BEGIN
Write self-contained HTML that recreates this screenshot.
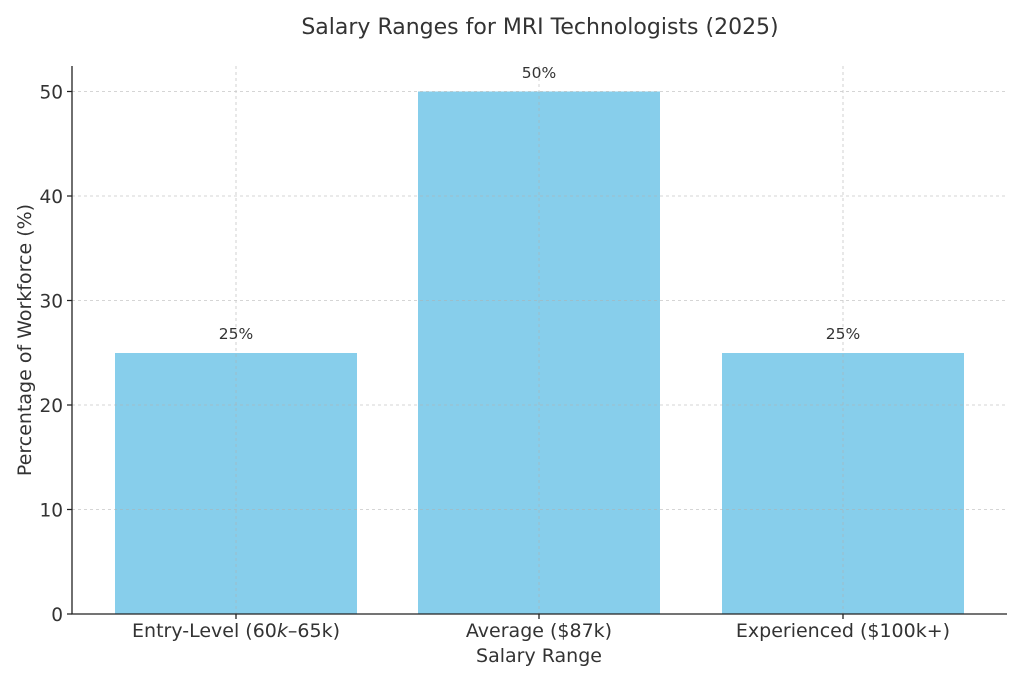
<!DOCTYPE html>
<html><head><style>body{margin:0;background:#fff}svg{display:block}text{font-family:"DejaVu Sans","Liberation Sans",sans-serif;fill:#333}</style></head>
<body>
<svg width="1024" height="683" viewBox="0 0 1024 683" xmlns="http://www.w3.org/2000/svg">
<rect width="1024" height="683" fill="#fff"/>
<text x="540" y="34" font-size="22" text-anchor="middle">Salary Ranges for MRI Technologists (2025)</text>
<g fill="#87ceeb">
<rect x="115" y="353" width="242" height="261"/>
<rect x="418" y="91.5" width="242" height="522.5"/>
<rect x="722" y="353" width="242" height="261"/>
</g>
<g stroke="#b0b0b0" stroke-width="0.8" stroke-dasharray="3,3" opacity="0.7">
<line x1="72" x2="1007" y1="509.5" y2="509.5"/>
<line x1="72" x2="1007" y1="405" y2="405"/>
<line x1="72" x2="1007" y1="300.5" y2="300.5"/>
<line x1="72" x2="1007" y1="196" y2="196"/>
<line x1="72" x2="1007" y1="91.5" y2="91.5"/>
<line x1="236" x2="236" y1="66" y2="614"/>
<line x1="539" x2="539" y1="66" y2="614"/>
<line x1="843" x2="843" y1="66" y2="614"/>
</g>
<g stroke="#222" stroke-width="1.3" fill="none">
<path d="M72 66 V614 H1007"/>
<path d="M67 614H72M67 509.5H72M67 405H72M67 300.5H72M67 196H72M67 91.5H72"/>
<path d="M236 614V619M539 614V619M843 614V619"/>
</g>
<g font-size="18.5" text-anchor="end">
<text x="63" y="621">0</text><text x="63" y="516.5">10</text><text x="63" y="412">20</text>
<text x="63" y="307.5">30</text><text x="63" y="203">40</text><text x="63" y="98.5">50</text>
</g>
<g font-size="19" text-anchor="middle">
<text x="236" y="637">Entry-Level (60<tspan font-style="italic">k</tspan>–65k)</text>
<text x="539" y="637">Average ($87k)</text>
<text x="843" y="637">Experienced ($100k+)</text>
<text x="539" y="662">Salary Range</text>
<text transform="translate(31,340) rotate(-90)">Percentage of Workforce (%)</text>
</g>
<g font-size="15.5" text-anchor="middle">
<text x="236" y="339">25%</text><text x="539" y="78">50%</text><text x="843" y="339">25%</text>
</g>
</svg>
</body></html>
END
WORK TO DO – Write the listing out a second time exactly, dropping all images.

EXERCISE ANSWER –
Write self-contained HTML that recreates this screenshot.
<!DOCTYPE html>
<html><head><style>body{margin:0;background:#fff}svg{display:block}text{font-family:"DejaVu Sans","Liberation Sans",sans-serif;fill:#333}</style></head>
<body>
<svg width="1024" height="683" viewBox="0 0 1024 683" xmlns="http://www.w3.org/2000/svg">
<rect width="1024" height="683" fill="#fff"/>
<text x="540" y="34" font-size="22" text-anchor="middle">Salary Ranges for MRI Technologists (2025)</text>
<g fill="#87ceeb">
<rect x="115" y="353" width="242" height="261"/>
<rect x="418" y="91.5" width="242" height="522.5"/>
<rect x="722" y="353" width="242" height="261"/>
</g>
<g stroke="#b0b0b0" stroke-width="0.8" stroke-dasharray="3,3" opacity="0.7">
<line x1="72" x2="1007" y1="509.5" y2="509.5"/>
<line x1="72" x2="1007" y1="405" y2="405"/>
<line x1="72" x2="1007" y1="300.5" y2="300.5"/>
<line x1="72" x2="1007" y1="196" y2="196"/>
<line x1="72" x2="1007" y1="91.5" y2="91.5"/>
<line x1="236" x2="236" y1="66" y2="614"/>
<line x1="539" x2="539" y1="66" y2="614"/>
<line x1="843" x2="843" y1="66" y2="614"/>
</g>
<g stroke="#222" stroke-width="1.3" fill="none">
<path d="M72 66 V614 H1007"/>
<path d="M67 614H72M67 509.5H72M67 405H72M67 300.5H72M67 196H72M67 91.5H72"/>
<path d="M236 614V619M539 614V619M843 614V619"/>
</g>
<g font-size="18.5" text-anchor="end">
<text x="63" y="621">0</text><text x="63" y="516.5">10</text><text x="63" y="412">20</text>
<text x="63" y="307.5">30</text><text x="63" y="203">40</text><text x="63" y="98.5">50</text>
</g>
<g font-size="19" text-anchor="middle">
<text x="236" y="637">Entry-Level (60<tspan font-style="italic">k</tspan>–65k)</text>
<text x="539" y="637">Average ($87k)</text>
<text x="843" y="637">Experienced ($100k+)</text>
<text x="539" y="662">Salary Range</text>
<text transform="translate(31,340) rotate(-90)">Percentage of Workforce (%)</text>
</g>
<g font-size="15.5" text-anchor="middle">
<text x="236" y="339">25%</text><text x="539" y="78">50%</text><text x="843" y="339">25%</text>
</g>
</svg>
</body></html>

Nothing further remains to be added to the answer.